J’ai bien conscience que, présenté comme ça, vous avez déjà abandonné la lecture de cette note et décapsulé une bière pour suivre un ridicule match de foot. Vous avez tort car le cinéma de Kaurismäki n’a rien de déprimant et cet homme a le don pour ne pas s’apitoyer ni pleurnicher sur une humanité misérable. Au contraire, son œuvre est traversée par un humour à froid très noir que je trouve délectable. Pas question de jeter un voile pudique sur les conditions d’existence insupportables que vivent un bon nombre de prolétaires (en Finlande mais partout ailleurs également) mais pas question non plus de s’agenouiller devant les maîtres et de mendier une pitié répugnante. Les personnages de Kaurismäki restent toujours debout et dignes, toujours décalés par rapport à la société mais pas résignés.

 

 

Dans Ariel, un de ses premiers films (pas le plus abouti mais intéressant de bout en bout), nous suivons le parcours d’un mineur au chômage qui hérite d’une voiture de la part d’un ami au bout du rouleau (il se suicide quasiment sous ses yeux) et part en direction d’Helsinki pour tenter de gagner sa vie. Sa route sera semée d’embûches (il sera volé, arnaqué puis jeté en prison) mais jamais l’espoir de voir les nuages se disperser ne disparaîtra… Ariel est une épure, assez typique du style Kaurismäki : 1 heure 09 de métrage, des cadrages tirés au cordeau, des dialogues laconiques et un remarquable sens de l’ellipse. Jamais le cinéaste ne s’appesantit sur la psychologie des personnages ou n’appuie sur la dimension « sociale » de son film (qui n’existe que dans la manière dont ces corps ouvriers occupent l’écran et non par décision arbitraire du scénario. Dieu merci, Kaurismäki n’est pas Tavernier !).
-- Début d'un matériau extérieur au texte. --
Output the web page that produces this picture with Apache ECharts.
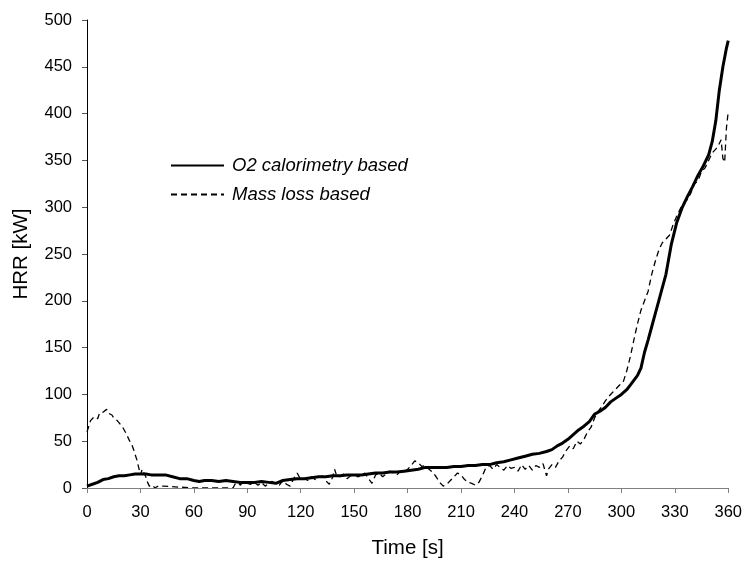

Ce qui prime chez lui, c’est la manière dont les plans s’enchaînent. En trois ou quatre plans, Kaurismäki vous filme un braquage de banque ou une évasion. Pas de complaisance naturaliste chez lui mais une succession d’ellipses qui apporte cette dimension d’humour absurde. A ce titre, la rencontre avec la future femme de notre héros est admirable. La jeune femme est une aubergine qui démissionne à l’instant où elle croise le bonhomme et monte dans sa voiture. Ils décident ensuite, en mangeant ensemble, de ne plus jamais se quitter et on les retrouve au saut du lit quelques plans plus tard (en fait, le fils de la dame braque un pistolet sur son futur beau-père et lui annonce que le petit déjeuner est servi !).

 

 

Ce sont ces ellipses, cette manière d’enchaîner les plans en les épurant de tout discours, de tout chichi descriptif ou de considérations socio-psychologiques qui donne son tempo à Ariel. A travers les silhouettes qui peuplent cette petite eau-forte (il faudrait parler du camarade de prison de notre « héros », interprété par le génial et regretté Matti Pellonpää) , Kaurismäki nous offre un regard plein d’empathie pour ces « gens de peu » brisés par l’horreur capitaliste (les mines qui ferment, les vendeurs de voitures qui ne pensent que profits éhontés…) et le règne tout puissant du fric.

La froideur apparente du style (qui est en fait une manière de se tenir à juste distance et de ne pas faire appel à des sentiments putassiers) recèle soudain des éclairs de chaleur et de pure émotion à l’image de ces tangos désuets qui occupent une majeure partie de la bande-originale du film.

La situation est certes déplorable mais il plane toujours un petit espoir que ce soit du côté de l’être aimé, d’un ami ou d’un petit verre prit dans un bistrot populaire…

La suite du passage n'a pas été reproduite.